Fully Onboard AI-powered Human-drone Pose Estimation on Ultra-low-power Autonomous Flying Nano-UAVs
D. Palossi, N. Zimmerman, A. Burrello, F. Conti, H. Müller, L. M. Gambardella, L. Benini, A. Giusti, and J. Guzzi
in IEEE Internet of Things Journal, vol. 9, no. 3, pp. 1913-1929, 2021
@article{palossi2021fully, title={Fully onboard ai-powered human-drone pose estimation on ultralow-power autonomous flying nano-uavs}, author={Palossi, Daniele and Zimmerman, Nicky and Burrello, Alessio and Conti, Francesco and M{\"u}ller, Hanna and Gambardella, Luca Maria and Benini, Luca and Giusti, Alessandro and Guzzi, J{\'e}r{\^o}me}, journal={IEEE Internet of Things Journal}, volume={9}, number={3}, pages={1913--1929}, year={2021}, publisher={IEEE} }
Abstract
Many emerging applications of nano-sized unmanned aerial vehicles (UAVs), with a few cm2 form-factor, revolve around safely interacting with humans in complex scenarios, for example, monitoring their activities or looking after people needing care.
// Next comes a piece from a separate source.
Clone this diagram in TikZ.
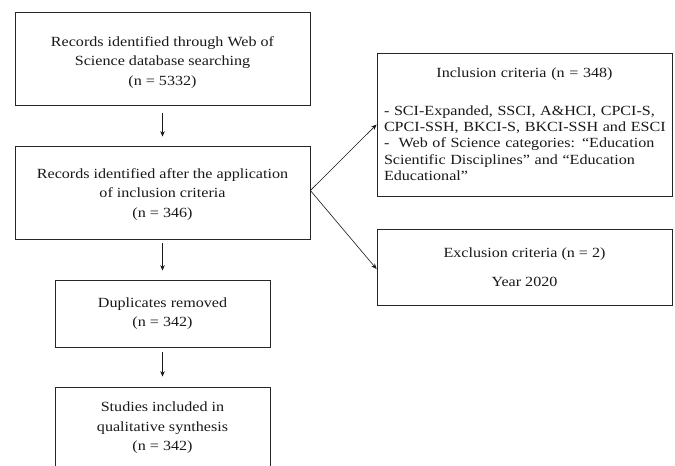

Such sophisticated autonomous functionality must be achieved while dealing with severe constraints in payload, battery, and power budget (~100mW). In this work, we attack a complex task going from perception to control: to estimate and maintain the nano-UAV’s relative 3-D pose with respect to a person while they freely move in the environment—a task that, to the best of our knowledge, has never previously been targeted with fully onboard computation on a nano-sized UAV. Our approach is centered around a novel vision-based deep neural network (DNN), called Frontnet, designed for deployment on top of a parallel ultra-low power (PULP) processor aboard a nano-UAV. We present a vertically integrated approach starting from the DNN model design, training, and dataset augmentation down to 8-bit quantization and deployment in-field. PULP-Frontnet can operate in real-time (up to 135 frame/s), consuming less than 87 mW for processing at peak throughput and down to 0.43 mJ/frame in the most energy-efficient operating point. Field experiments demonstrate a closed-loop top-notch autonomous navigation capability, with a tiny 27-g Crazyflie 2.1 nano-UAV. Compared against an ideal sensing setup, onboard pose inference yields excellent drone behavior in terms of median absolute errors, such as positional (onboard: 41cm, ideal: 26 cm) and angular (onboard: 3.7°, ideal: 4.1°). We publicly release videos and the source code of our work.